— START OF RECORD EXTRACTS —

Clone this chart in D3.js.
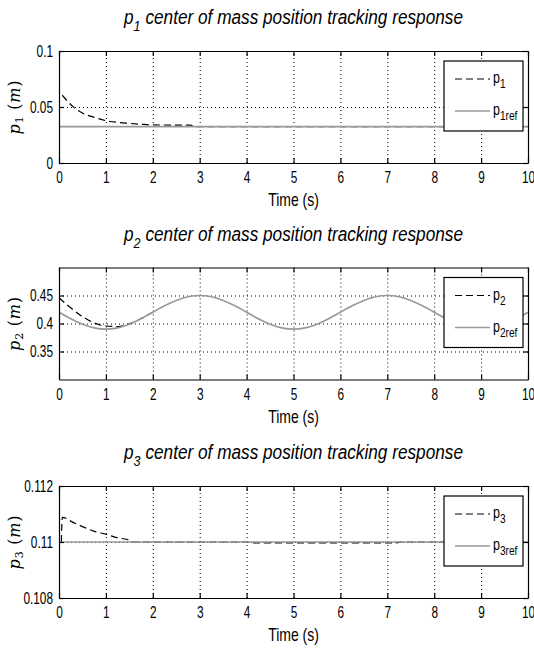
<!DOCTYPE html>
<html>
<head>
<meta charset="utf-8">
<script src="https://cdn.jsdelivr.net/npm/d3@7"></script>
<style>
body { margin: 0; background: #fff; }
svg { display: block; }
.tick text { font-family: "Liberation Sans", Arial, sans-serif; font-size: 16px; fill: #000; }
.narrow { font-family: "Liberation Sans", Arial, sans-serif; }
.tex { font-family: "DejaVu Serif", "Liberation Serif", serif; }
</style>
</head>
<body>
<svg id="chart" width="534" height="652"></svg>
<script>
// time axis
var timeTicks = [0, 1, 2, 3, 4, 5, 6, 7, 8, 9, 10];

// p1 panel
var p1Time = [0.07, 0.3, 0.5, 0.75, 1, 1.25, 1.5, 1.75, 2, 2.4, 2.8, 2.9, 10];
var p1Value = [0.0605, 0.0503, 0.0446, 0.0408, 0.0378, 0.0363, 0.0354, 0.0346, 0.0340, 0.0339, 0.0338, 0.0324, 0.0324];
var p1RefTime = [0, 10];
var p1RefValue = [0.0324, 0.0324];
var p1YTicks = [0, 0.05, 0.1];
var p1YLabels = ["0", "0.05", "0.1"];

// p2 panel
var p2Time = [0, 0.25, 0.5, 0.75, 1, 1.25, 1.5, 1.75, 2];
var p2Value = [0.446, 0.428, 0.4125, 0.401, 0.3955, 0.3945, 0.3995, 0.4088, 0.420];
var p2RefTime = [0, 0.25, 0.5, 0.75, 1, 1.25, 1.5, 1.75, 2, 2.25, 2.5, 2.75, 3, 3.25, 3.5, 3.75, 4,
                 4.25, 4.5, 4.75, 5, 5.25, 5.5, 5.75, 6, 6.25, 6.5, 6.75, 7, 7.25, 7.5, 7.75, 8,
                 8.25, 8.5, 8.75, 9, 9.25, 9.5, 9.75, 10];
var p2RefValue = [0.420, 0.4085, 0.3988, 0.3923, 0.390, 0.3923, 0.3988, 0.4085, 0.420, 0.4315, 0.4412, 0.4477, 0.450, 0.4477, 0.4412, 0.4315, 0.420,
                  0.4085, 0.3988, 0.3923, 0.390, 0.3923, 0.3988, 0.4085, 0.420, 0.4315, 0.4412, 0.4477, 0.450, 0.4477, 0.4412, 0.4315, 0.420,
                  0.4085, 0.3988, 0.3923, 0.390, 0.3923, 0.3988, 0.4085, 0.420];
var p2YTicks = [0.35, 0.4, 0.45];
var p2YLabels = ["0.35", "0.4", "0.45"];

// p3 panel
var p3Time = [0.05, 0.07, 0.3, 0.5, 0.75, 1, 1.25, 1.45, 1.6, 4.0, 4.15, 7.2, 7.3, 10];
var p3Value = [0.1100, 0.11088, 0.1107, 0.11055, 0.11038, 0.11028, 0.11015, 0.11009, 0.1100, 0.1100, 0.10997, 0.10997, 0.1100, 0.1100];
var p3RefTime = [0, 10];
var p3RefValue = [0.11, 0.11];
var p3YTicks = [0.108, 0.11, 0.112];
var p3YLabels = ["0.108", "0.11", "0.112"];

var svg = d3.select("#chart");
var left = 59, right = 528, plotH = 112;
var squeeze = 0.74;   // the original fonts are condensed

var x = d3.scaleLinear().domain([0, 10]).range([left, right]);

function zip(t, v) { return t.map(function (d, i) { return [d, v[i]]; }); }

function dotted(s)
{
    s.select(".domain").remove();
    s.selectAll("line").attr("stroke", "#000").attr("stroke-width", 1).attr("stroke-dasharray", "1,3");
}

function solid(s)
{
    s.selectAll(".domain, .tick line").attr("stroke", "#000").attr("stroke-width", 1.2);
}

function drawPanel(idx, top, yDomain, yTicks, yLabels, mTime, mValue, rTime, rValue)
{
    var y = d3.scaleLinear().domain(yDomain).range([top + plotH, top]);
    var g = svg.append("g");

    g.append("clipPath").attr("id", "clip" + idx)
        .append("rect").attr("x", left).attr("y", top).attr("width", right - left).attr("height", plotH);

    // dotted grid
    g.append("g").attr("transform", "translate(0," + (top + plotH) + ")")
        .call(d3.axisBottom(x).tickValues(timeTicks).tickSize(-plotH).tickFormat(""))
        .call(dotted);
    g.append("g").attr("transform", "translate(" + left + ",0)")
        .call(d3.axisLeft(y).tickValues(yTicks).tickSize(-(right - left)).tickFormat(""))
        .call(dotted);

    var line = d3.line().x(function (d) { return x(d[0]); }).y(function (d) { return y(d[1]); })
        .curve(d3.curveMonotoneX);

    g.append("path").datum(zip(mTime, mValue))
        .attr("clip-path", "url(#clip" + idx + ")")
        .attr("fill", "none").attr("stroke", "#000").attr("stroke-width", 1.2)
        .attr("stroke-dasharray", "7,4").attr("d", line);
    g.append("path").datum(zip(rTime, rValue))
        .attr("clip-path", "url(#clip" + idx + ")")
        .attr("fill", "none").attr("stroke", "#999").attr("stroke-width", 1.7)
        .attr("d", line.curve(d3.curveNatural));

    // axes with inward ticks on all sides
    g.append("g").attr("transform", "translate(0," + (top + plotH) + ")")
        .call(d3.axisBottom(x).tickValues(timeTicks).tickSizeInner(-5).tickSizeOuter(0).tickPadding(9))
        .call(solid)
        .selectAll(".tick text").attr("transform", "scale(" + squeeze + ",1)");
    g.append("g").attr("transform", "translate(0," + top + ")")
        .call(d3.axisTop(x).tickValues(timeTicks).tickSizeInner(-5).tickSizeOuter(0).tickFormat(""))
        .call(solid);
    g.append("g").attr("transform", "translate(" + left + ",0)")
        .call(d3.axisLeft(y).tickValues(yTicks).tickSizeInner(-5).tickSizeOuter(0).tickPadding(6)
            .tickFormat(function (d, i) { return yLabels[i]; }))
        .call(solid)
        .selectAll(".tick text")
        .attr("x", -6 / squeeze)
        .attr("transform", "scale(" + squeeze + ",1)");
    g.append("g").attr("transform", "translate(" + right + ",0)")
        .call(d3.axisRight(y).tickValues(yTicks).tickSizeInner(-5).tickSizeOuter(0).tickFormat(""))
        .call(solid);

    // legend
    var lx = right - 84, ly = top + 10;
    var leg = g.append("g").attr("transform", "translate(" + lx + "," + ly + ")");
    leg.append("rect").attr("width", 79).attr("height", 70)
        .attr("fill", "#fff").attr("stroke", "#000").attr("stroke-width", 1.2);
    leg.append("line").attr("x1", 11).attr("x2", 46).attr("y1", 18).attr("y2", 18)
        .attr("stroke", "#000").attr("stroke-width", 1.2).attr("stroke-dasharray", "7,4");
    leg.append("line").attr("x1", 11).attr("x2", 46).attr("y1", 50).attr("y2", 50)
        .attr("stroke", "#999").attr("stroke-width", 1.7);
    var t1 = leg.append("text").attr("class", "narrow").attr("font-size", 16)
        .attr("transform", "translate(49,22) scale(0.78,1)");
    t1.append("tspan").text("p");
    t1.append("tspan").attr("dy", 5).attr("font-size", 13).text(idx);
    var t2 = leg.append("text").attr("class", "narrow").attr("font-size", 16)
        .attr("transform", "translate(49,54) scale(0.78,1)");
    t2.append("tspan").text("p");
    t2.append("tspan").attr("dy", 5).attr("font-size", 13).text(idx + "ref");

    // title
    var title = g.append("text").attr("class", "narrow").attr("text-anchor", "middle")
        .attr("transform", "translate(" + ((left + right) / 2) + "," + (top - 27) + ") scale(0.84,1)")
        .attr("font-size", 20.5).attr("font-style", "italic");
    title.append("tspan").text("p");
    title.append("tspan").attr("dy", 7).attr("font-size", 15).text(idx);
    title.append("tspan").attr("dy", -7).text(" center of mass position tracking response");

    // x label
    g.append("text").attr("class", "narrow").attr("text-anchor", "middle")
        .attr("transform", "translate(" + ((left + right) / 2) + "," + (top + plotH + 43) + ") scale(0.8,1)")
        .attr("font-size", 17.5)
        .text("Time (s)");

    // y label
    var yl = g.append("text").attr("class", "tex").attr("text-anchor", "middle")
        .attr("transform", "translate(20," + (top + plotH / 2) + ") rotate(-90)")
        .attr("font-size", 16).attr("letter-spacing", 0.8);
    yl.append("tspan").attr("font-style", "italic").text("p");
    yl.append("tspan").attr("dy", 3).attr("font-size", 11).text(idx);
    yl.append("tspan").attr("dy", -3).text(" (");
    yl.append("tspan").attr("font-style", "italic").text("m");
    yl.append("tspan").text(")");
}

drawPanel(1, 51, [0, 0.1], p1YTicks, p1YLabels, p1Time, p1Value, p1RefTime, p1RefValue);
drawPanel(2, 267.5, [0.3, 0.5], p2YTicks, p2YLabels, p2Time, p2Value, p2RefTime, p2RefValue);
drawPanel(3, 486, [0.108, 0.112], p3YTicks, p3YLabels, p3Time, p3Value, p3RefTime, p3RefValue);
</script>
</body>
</html>
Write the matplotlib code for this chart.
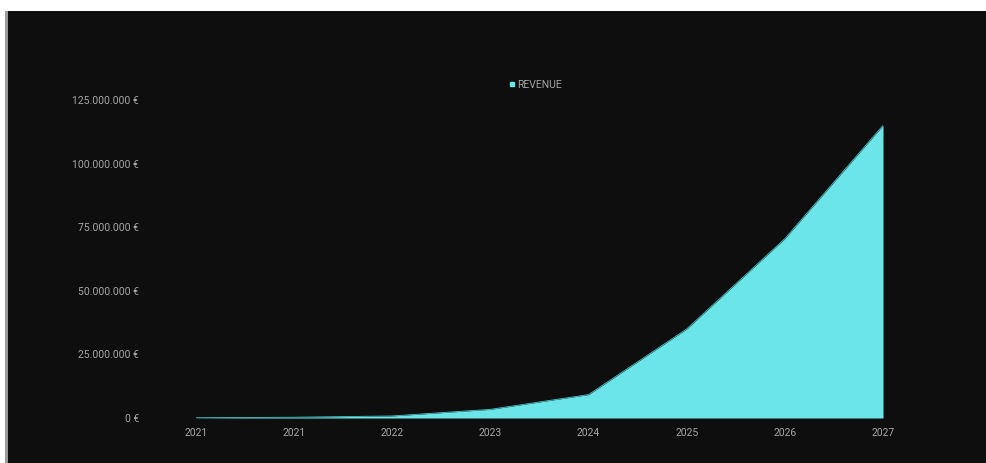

— END OF RECORD EXTRACTS —

_TASK DIRECTIONS_
Which lines of the material contain the string "this"? List each of them.

_REPLY_
Clone this chart in D3.js.
Write the matplotlib code for this chart.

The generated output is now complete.